Ifeoma Chinwuba

BOOK REVIEW: THE WHITE MASAI, Corinne Hofmann, Amistad, © 1998

by Ifeoma Chinwuba

The White Masai, TWM, is a memoir. It begins, in medias res, when Corinne and her boyfriend, Marco, both Swiss nationals, travel to Mombasa, Kenya, for Christmas. Corinne is struck by a thunderbolt in a chance encounter with a Masai warrior, during a brief ferry-crossing; My God, he is beautiful, more beautiful than any person I have ever seen. (p.2). He looks like a young god. (p.2).

Against all pleas by her partner, she embarks on a feverish quest to locate him.
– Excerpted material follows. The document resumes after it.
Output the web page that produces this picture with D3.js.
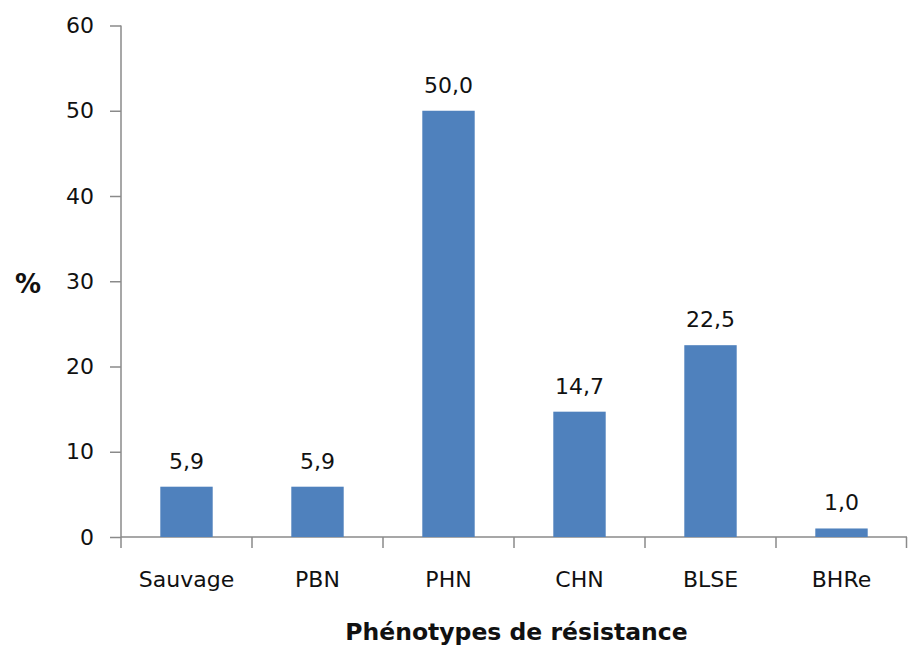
<!DOCTYPE html>
<html>
<head>
<meta charset="utf-8">
<script src="https://cdn.jsdelivr.net/npm/d3@7"></script>
<style>
  body { margin: 0; background: #fff; }
  svg text { font-family: "DejaVu Sans", Verdana, sans-serif; fill: #111; }
</style>
</head>
<body>
<div id="chart"></div>
<script>
// phenotypes de resistance, % of isolates
var categories = ["Sauvage", "PBN", "PHN", "CHN", "BLSE", "BHRe"];
var values = [5.9, 5.9, 50.0, 14.7, 22.5, 1.0];
var yTicks = [0, 10, 20, 30, 40, 50, 60];

var width = 908, height = 645;
var margin = {top: 25.5, right: 1, bottom: 108, left: 121};

var fr = d3.formatLocale({decimal: ",", thousands: " ", grouping: [3], currency: ["", " €"]});
var fmt = fr.format(".1f");

var svg = d3.select("#chart").append("svg")
  .attr("width", width).attr("height", height);

var x = d3.scaleBand().domain(categories)
  .range([margin.left, width - margin.right])
  .paddingInner(0.6).paddingOuter(0.3);
var y = d3.scaleLinear().domain([0, 60])
  .range([height - margin.bottom, margin.top]);

var axisColor = "#8a8a8a";

// y axis
var yAxis = svg.append("g").attr("transform", "translate(" + margin.left + ",0)")
  .call(d3.axisLeft(y).tickValues(yTicks).tickSize(11).tickPadding(16));
yAxis.selectAll("path, line").attr("stroke", axisColor).attr("stroke-width", 1.5);
yAxis.select(".domain").attr("d", "M0," + y(60) + "V" + y(0));
yAxis.selectAll("text").style("font-size", "22px").attr("fill", "#111");

// x axis: labels at band centers, ticks at band boundaries
var xAxis = svg.append("g").attr("transform", "translate(0," + y(0) + ")")
  .call(d3.axisBottom(x).tickSize(0).tickPadding(34));
xAxis.select(".domain").attr("d", "M" + margin.left + ",0H" + (width - margin.right))
  .attr("stroke", axisColor).attr("stroke-width", 1.5);
xAxis.selectAll("text").style("font-size", "22px").attr("fill", "#111");

var step = x.step();
var bounds = d3.range(categories.length + 1).map(function(i) {
  return margin.left + i * step;
});
xAxis.selectAll("line.bound").data(bounds).enter().append("line")
  .attr("class", "bound")
  .attr("x1", function(d) { return Math.min(d, width - 1.5); })
  .attr("x2", function(d) { return Math.min(d, width - 1.5); })
  .attr("y1", 0).attr("y2", 11)
  .attr("stroke", axisColor).attr("stroke-width", 1.5);

// bars
svg.append("g").selectAll("rect").data(values).enter().append("rect")
  .attr("x", function(d, i) { return x(categories[i]); })
  .attr("width", x.bandwidth())
  .attr("y", function(d) { return y(d); })
  .attr("height", function(d) { return y(0) - y(d); })
  .attr("fill", "#4f81bd");

// value labels
svg.append("g").selectAll("text").data(values).enter().append("text")
  .attr("x", function(d, i) { return x(categories[i]) + x.bandwidth() / 2; })
  .attr("y", function(d) { return y(d) - 18; })
  .attr("text-anchor", "middle")
  .style("font-size", "22px")
  .text(function(d) { return fmt(d); });

// axis titles
svg.append("text")
  .attr("x", (margin.left + width) / 2 + 2).attr("y", 640)
  .attr("text-anchor", "middle")
  .style("font-size", "23.5px").style("font-weight", "bold")
  .text("Phénotypes de résistance");

svg.append("text")
  .attr("x", 28).attr("y", 293)
  .attr("text-anchor", "middle")
  .style("font-size", "26px").style("font-weight", "bold")
  .text("%");
</script>
</body>
</html>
On return to Switzerland, Corinne breaks up with Marco, sells her business and relocates to Africa to set up home with her love interest, Lketinga, home being a kraal, a dome-shaped hut made with bits and pieces and held together with cow pies. Is this reminiscent of the biblical parable where one discovers a pearl of great price, goes and sells all one has, in order to acquire that? I think it is.

The author is an enigma not only to her Samburu in-laws, but also to the reader. Who is this privileged Karen who gives up running water, electricity, air conditioning, in short, civilization, for the overcrowded matatu, as public buses are called? Who leaves a Kevin, a WASP, for an unschooled Negro, a creature very proximate to savage Nature? They are the last uncivilized people in Kenya, (p.5), the tourist guide says of Lketinga’s tribe. First time in his life, Lketinga is wearing trousers, a shirt and sneakers. (p. 32).

Corinne is determined to make the best of the relationship. By dint of hard work and entrepreneurship, she starts first a grocery business in the interior of Masai land, and later a bush bar/disco. She buys a vehicle and in the middle of all this upheaval, manages to be impregnated by her husband, whose slap-dash love-making is devoid of technique and tenderness. Masai don’t kiss. The mouth is for eating, and kissing – … – is contemptible. (p. 21).

The book is complemented by photos of the groom in all his Masai glory, of the couple on their wedding day and of Napirai, the love-child born of this union.

At this period, when race relations (read: white supremacy issues) are on the front burner, TWM has a striking message for humanity. This is why I am reviewing it, decades after its publication. Here is a meeting of white and Black, a meeting of civilization and Nature, that is not based on exploitation of one by the other. Here is a narrative that expands the oneness of all races, that discards white superiority complex. Here is a narrative where the white protagonist, the author, does not consider the Black as lower on the food chain. This is contrary to Marco and Eric’s positions that are clearly racist.

In discarding their warnings and race-tainted postulations, Corinne reiterates the equality of races. Our cultures may not be homogenous or monolithic, but they are cultures all the same. Each has its ways and means. Lketinga, throughout the book, fights to assert his own warrior mores on his white wife. For instance, when a passport is to be made for their daughter, he insists that she bear his surname, Leparmorijo and not Hofmann.

Lketinga, in another time and place, would have been hanged or eviscerated for being the object of this love interest. Indeed, many Lketingas in history, have been martyred for no fault of theirs, save that they ‘looked like young gods,’ and ipso facto, irked the ire of the supposed Aryan male. Many Negroes have paid the supreme price for being preferred by white girls over the WASPs. How dare he!

The language is simple. It throbs with the enthusiasm and effusions of this nascent love. The genre could well pass for adventure. The author is not interested in literary gymnastics. Her desire is to capture the expression and denouement of this abnormal love. I think she succeeded. As Mahatma Gandhi asks: What barrier is there that love cannot break?

Ms. Ifeoma Akabogu Chinwuba is the author of several novels including Merchants of Flesh, Fearless, Waiting for Maria and African Romance. She writes from Ottawa.